Brent Brown email (remove spam text)
> I need to know how the sound information is stored in a WAV file and how I
> can programmatically raise the volume of the sound in a WAV file.
> Any hint welcome
> Thank you
> Duilio Foschi
Not so [OT] because you can do this on a PIC. Here's some ideas.
Assuming a simple mono 8 bit per sample recording, there is a
about 20 bytes or so of header information at the start of the file
and then the audio samples are stored as 8 bit values. The data is
"biased" with a 7Fh DC offset so that silence is recorded as 7Fh.
Kind of like a single rail audio amplifier would be biased at half the
supply voltage.
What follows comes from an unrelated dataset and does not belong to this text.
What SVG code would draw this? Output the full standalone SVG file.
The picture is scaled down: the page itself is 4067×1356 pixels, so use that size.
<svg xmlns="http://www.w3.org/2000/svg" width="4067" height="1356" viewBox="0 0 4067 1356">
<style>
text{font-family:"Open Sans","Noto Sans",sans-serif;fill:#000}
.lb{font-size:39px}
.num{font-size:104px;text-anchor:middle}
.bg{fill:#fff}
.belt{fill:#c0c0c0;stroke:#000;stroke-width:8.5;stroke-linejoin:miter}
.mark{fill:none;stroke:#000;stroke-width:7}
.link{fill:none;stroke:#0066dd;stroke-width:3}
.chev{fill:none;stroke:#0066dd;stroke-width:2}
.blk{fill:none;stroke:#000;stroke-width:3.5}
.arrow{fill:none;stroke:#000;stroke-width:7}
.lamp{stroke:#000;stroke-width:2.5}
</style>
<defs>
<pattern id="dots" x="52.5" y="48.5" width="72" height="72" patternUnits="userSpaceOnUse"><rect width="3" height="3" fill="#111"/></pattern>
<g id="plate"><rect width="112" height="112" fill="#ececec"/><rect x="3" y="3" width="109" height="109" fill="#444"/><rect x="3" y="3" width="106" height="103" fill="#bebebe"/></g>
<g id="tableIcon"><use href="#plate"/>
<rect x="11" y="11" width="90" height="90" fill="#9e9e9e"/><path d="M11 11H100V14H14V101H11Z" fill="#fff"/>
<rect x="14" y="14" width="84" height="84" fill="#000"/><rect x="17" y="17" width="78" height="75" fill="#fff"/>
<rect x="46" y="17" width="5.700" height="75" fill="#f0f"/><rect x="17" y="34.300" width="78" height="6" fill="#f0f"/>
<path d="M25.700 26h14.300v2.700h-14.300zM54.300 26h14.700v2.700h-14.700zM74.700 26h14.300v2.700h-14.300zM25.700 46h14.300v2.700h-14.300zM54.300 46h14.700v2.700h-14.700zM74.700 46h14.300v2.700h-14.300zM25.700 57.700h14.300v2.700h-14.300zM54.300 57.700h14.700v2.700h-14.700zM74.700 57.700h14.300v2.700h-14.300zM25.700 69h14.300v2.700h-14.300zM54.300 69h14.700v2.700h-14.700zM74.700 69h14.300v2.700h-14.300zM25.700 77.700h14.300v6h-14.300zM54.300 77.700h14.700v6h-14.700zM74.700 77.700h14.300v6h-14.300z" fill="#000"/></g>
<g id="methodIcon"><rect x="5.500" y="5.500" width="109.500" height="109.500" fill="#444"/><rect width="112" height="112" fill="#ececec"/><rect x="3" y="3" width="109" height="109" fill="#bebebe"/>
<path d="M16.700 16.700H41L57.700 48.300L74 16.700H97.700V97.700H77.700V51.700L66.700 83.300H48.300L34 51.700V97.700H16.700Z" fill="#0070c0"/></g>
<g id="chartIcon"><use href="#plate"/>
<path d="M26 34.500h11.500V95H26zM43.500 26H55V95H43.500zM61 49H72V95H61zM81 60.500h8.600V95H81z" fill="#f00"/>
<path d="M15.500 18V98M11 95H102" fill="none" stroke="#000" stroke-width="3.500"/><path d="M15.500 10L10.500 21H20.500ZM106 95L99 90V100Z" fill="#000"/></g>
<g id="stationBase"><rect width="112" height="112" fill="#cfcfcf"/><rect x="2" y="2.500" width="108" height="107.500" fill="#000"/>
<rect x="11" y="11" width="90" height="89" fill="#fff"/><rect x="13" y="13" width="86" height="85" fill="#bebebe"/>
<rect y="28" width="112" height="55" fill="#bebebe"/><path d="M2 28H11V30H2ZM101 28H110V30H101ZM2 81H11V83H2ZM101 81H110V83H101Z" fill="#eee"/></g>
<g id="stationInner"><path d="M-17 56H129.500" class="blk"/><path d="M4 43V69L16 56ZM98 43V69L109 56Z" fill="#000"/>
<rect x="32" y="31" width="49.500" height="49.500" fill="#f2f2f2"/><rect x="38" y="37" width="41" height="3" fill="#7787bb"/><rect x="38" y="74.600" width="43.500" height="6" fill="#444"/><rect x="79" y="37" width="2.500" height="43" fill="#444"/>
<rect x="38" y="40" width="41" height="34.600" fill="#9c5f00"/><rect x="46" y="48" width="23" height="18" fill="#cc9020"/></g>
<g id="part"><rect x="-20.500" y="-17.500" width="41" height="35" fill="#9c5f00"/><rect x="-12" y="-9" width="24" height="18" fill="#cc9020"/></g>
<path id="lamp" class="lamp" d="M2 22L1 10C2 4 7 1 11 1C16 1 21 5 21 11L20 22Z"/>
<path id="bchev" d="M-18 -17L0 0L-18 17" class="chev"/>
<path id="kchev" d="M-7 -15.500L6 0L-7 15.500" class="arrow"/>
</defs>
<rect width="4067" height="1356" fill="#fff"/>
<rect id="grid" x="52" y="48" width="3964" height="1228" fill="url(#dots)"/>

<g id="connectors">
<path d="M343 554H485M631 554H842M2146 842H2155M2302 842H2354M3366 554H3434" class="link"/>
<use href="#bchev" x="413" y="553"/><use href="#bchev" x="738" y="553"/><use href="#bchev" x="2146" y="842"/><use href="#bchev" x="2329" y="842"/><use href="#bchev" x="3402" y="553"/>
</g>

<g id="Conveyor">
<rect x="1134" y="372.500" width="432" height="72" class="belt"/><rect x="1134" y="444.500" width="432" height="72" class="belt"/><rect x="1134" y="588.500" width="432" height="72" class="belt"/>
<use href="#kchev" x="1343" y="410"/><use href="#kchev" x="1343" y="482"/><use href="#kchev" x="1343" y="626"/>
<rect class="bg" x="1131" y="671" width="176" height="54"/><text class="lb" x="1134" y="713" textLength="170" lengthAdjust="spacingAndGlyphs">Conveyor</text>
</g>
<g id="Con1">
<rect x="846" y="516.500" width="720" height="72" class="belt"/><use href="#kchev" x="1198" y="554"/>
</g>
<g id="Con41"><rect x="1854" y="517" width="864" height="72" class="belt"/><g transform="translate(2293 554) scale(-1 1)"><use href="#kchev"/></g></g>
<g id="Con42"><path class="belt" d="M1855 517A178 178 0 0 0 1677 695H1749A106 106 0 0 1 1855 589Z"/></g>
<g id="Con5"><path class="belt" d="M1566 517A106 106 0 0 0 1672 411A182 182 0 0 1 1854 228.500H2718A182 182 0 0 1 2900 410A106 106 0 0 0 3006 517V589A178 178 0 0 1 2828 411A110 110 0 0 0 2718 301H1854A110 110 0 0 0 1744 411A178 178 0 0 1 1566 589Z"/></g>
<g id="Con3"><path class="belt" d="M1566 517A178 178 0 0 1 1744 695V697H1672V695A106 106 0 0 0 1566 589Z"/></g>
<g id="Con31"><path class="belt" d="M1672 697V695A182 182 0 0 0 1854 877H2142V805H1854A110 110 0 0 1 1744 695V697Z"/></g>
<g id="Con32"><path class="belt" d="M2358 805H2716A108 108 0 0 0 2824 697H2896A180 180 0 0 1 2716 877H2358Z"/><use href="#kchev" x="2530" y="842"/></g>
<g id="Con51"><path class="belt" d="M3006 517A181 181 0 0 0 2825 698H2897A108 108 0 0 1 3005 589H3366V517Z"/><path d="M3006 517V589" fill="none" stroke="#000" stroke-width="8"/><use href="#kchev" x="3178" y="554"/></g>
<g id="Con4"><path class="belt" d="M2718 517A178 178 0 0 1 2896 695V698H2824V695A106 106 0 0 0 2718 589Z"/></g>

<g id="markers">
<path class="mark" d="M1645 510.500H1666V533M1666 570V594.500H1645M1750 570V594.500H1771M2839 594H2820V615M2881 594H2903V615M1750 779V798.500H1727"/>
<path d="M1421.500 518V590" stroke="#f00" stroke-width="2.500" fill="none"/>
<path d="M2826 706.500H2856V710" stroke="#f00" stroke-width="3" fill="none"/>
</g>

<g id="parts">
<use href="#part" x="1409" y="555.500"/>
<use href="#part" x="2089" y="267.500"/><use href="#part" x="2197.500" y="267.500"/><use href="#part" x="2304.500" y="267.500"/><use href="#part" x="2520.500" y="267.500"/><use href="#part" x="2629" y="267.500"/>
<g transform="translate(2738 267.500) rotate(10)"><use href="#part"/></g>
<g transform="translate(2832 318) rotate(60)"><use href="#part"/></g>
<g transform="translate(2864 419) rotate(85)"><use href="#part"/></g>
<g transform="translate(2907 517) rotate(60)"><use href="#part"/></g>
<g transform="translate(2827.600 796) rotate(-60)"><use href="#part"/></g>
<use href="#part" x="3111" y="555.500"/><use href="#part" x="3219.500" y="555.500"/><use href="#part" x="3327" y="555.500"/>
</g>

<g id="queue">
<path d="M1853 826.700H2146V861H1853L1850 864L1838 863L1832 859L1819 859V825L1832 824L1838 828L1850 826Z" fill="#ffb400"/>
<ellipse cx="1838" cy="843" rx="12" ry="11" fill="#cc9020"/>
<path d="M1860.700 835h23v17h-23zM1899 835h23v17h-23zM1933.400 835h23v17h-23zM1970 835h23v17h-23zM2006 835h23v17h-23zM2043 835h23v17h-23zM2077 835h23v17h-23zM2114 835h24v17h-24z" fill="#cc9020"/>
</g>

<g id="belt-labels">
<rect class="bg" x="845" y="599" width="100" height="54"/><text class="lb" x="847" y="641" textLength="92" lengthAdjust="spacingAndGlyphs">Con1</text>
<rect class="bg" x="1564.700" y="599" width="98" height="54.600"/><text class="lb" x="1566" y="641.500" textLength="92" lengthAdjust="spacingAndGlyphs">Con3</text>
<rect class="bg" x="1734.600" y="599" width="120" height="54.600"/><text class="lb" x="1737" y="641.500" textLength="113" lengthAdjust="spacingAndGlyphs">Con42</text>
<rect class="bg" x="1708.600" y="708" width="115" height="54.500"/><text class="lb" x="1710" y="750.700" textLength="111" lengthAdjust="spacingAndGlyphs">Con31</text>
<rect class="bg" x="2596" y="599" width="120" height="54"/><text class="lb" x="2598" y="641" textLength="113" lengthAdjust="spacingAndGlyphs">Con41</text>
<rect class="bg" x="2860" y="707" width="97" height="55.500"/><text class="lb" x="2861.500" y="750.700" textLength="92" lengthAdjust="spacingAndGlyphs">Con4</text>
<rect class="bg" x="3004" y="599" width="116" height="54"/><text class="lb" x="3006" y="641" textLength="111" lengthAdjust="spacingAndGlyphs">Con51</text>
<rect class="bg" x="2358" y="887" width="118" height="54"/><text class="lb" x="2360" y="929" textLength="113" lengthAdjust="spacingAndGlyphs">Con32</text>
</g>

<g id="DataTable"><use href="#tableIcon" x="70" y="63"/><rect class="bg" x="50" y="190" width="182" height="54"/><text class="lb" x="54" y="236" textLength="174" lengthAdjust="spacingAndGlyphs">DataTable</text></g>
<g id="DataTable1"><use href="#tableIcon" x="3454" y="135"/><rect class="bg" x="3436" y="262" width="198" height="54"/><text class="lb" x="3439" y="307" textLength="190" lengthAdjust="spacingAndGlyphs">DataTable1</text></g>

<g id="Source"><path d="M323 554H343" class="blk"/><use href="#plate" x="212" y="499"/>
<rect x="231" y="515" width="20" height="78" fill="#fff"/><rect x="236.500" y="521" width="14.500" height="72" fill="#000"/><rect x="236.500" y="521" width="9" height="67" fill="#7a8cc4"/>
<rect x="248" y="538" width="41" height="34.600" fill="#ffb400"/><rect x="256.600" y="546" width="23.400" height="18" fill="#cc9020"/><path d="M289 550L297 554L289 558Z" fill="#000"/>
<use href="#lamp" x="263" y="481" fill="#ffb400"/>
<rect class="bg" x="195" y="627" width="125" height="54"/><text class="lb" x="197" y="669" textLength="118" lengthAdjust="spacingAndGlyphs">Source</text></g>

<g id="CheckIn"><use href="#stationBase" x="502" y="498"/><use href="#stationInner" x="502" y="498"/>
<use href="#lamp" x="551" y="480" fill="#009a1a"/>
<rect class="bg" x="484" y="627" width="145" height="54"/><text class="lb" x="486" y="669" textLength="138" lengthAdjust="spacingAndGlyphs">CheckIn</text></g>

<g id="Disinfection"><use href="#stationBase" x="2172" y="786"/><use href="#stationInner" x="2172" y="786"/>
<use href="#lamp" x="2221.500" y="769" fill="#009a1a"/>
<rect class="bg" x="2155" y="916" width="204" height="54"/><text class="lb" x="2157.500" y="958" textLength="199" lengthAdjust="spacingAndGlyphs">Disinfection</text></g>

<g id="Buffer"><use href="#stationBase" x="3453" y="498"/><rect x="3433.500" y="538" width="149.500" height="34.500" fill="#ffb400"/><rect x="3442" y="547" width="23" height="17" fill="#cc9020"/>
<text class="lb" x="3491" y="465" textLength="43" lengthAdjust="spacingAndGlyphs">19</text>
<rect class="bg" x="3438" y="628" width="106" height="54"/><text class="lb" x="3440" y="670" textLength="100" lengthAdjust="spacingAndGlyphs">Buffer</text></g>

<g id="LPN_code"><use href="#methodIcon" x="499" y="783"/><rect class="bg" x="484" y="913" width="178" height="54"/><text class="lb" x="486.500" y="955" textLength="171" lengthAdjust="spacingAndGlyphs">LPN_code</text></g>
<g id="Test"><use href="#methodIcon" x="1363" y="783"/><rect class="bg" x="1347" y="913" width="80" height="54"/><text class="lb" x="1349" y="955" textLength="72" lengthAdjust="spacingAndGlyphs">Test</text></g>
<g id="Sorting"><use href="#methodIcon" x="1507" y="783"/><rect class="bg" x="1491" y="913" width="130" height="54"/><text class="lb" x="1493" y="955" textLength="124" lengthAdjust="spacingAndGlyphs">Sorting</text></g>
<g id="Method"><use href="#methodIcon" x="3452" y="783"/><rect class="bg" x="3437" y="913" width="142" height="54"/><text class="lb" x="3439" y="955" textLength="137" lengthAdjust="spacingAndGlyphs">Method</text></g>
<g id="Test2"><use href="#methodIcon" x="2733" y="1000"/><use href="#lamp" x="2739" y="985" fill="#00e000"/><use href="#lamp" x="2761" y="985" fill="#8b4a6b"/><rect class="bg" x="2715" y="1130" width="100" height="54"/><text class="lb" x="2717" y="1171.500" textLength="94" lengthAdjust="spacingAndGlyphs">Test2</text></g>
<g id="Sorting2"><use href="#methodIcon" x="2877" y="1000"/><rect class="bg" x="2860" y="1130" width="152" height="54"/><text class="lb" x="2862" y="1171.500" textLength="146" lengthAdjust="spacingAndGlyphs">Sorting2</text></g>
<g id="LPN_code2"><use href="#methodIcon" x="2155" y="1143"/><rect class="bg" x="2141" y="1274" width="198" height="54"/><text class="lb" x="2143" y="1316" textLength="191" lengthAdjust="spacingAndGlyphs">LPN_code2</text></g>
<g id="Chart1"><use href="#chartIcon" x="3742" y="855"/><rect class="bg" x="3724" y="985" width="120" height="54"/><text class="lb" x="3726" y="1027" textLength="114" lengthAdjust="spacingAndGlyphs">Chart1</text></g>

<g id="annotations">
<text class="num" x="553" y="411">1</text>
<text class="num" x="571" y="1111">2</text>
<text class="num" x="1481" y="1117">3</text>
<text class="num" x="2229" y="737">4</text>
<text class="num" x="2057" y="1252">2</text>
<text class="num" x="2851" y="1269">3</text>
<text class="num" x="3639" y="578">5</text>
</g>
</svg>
For simple play back from a micro with a PWM
output just send each byte to the PWM register sequentially at the
original sample rate. Put an RC filter on the output and
capacitively couple it to an audio amp. A little rough by hey - it
works! Even play back the header bytes, they go by so fast you
hardly hear a scratch.
Back to the subject, to digitally amplify a .wav file you would need
to do something like this for each 8 bit sample:
- Remove the offset by subtracting 7Fh for data above 7Fh or
subtracting from 7Fh for data below 7Fh
- Multiply by your amplification factor
- Put the offset back in by adding 7Fh or subtracting from 7Fh as
- Store it or play it
You are limited to what you can do in an 8 bit file before clipping.
Using 16 bit intermediate maths helps by letting you do stuff like
this: for 10% increase in volume, multiply by 11 then divide by 10.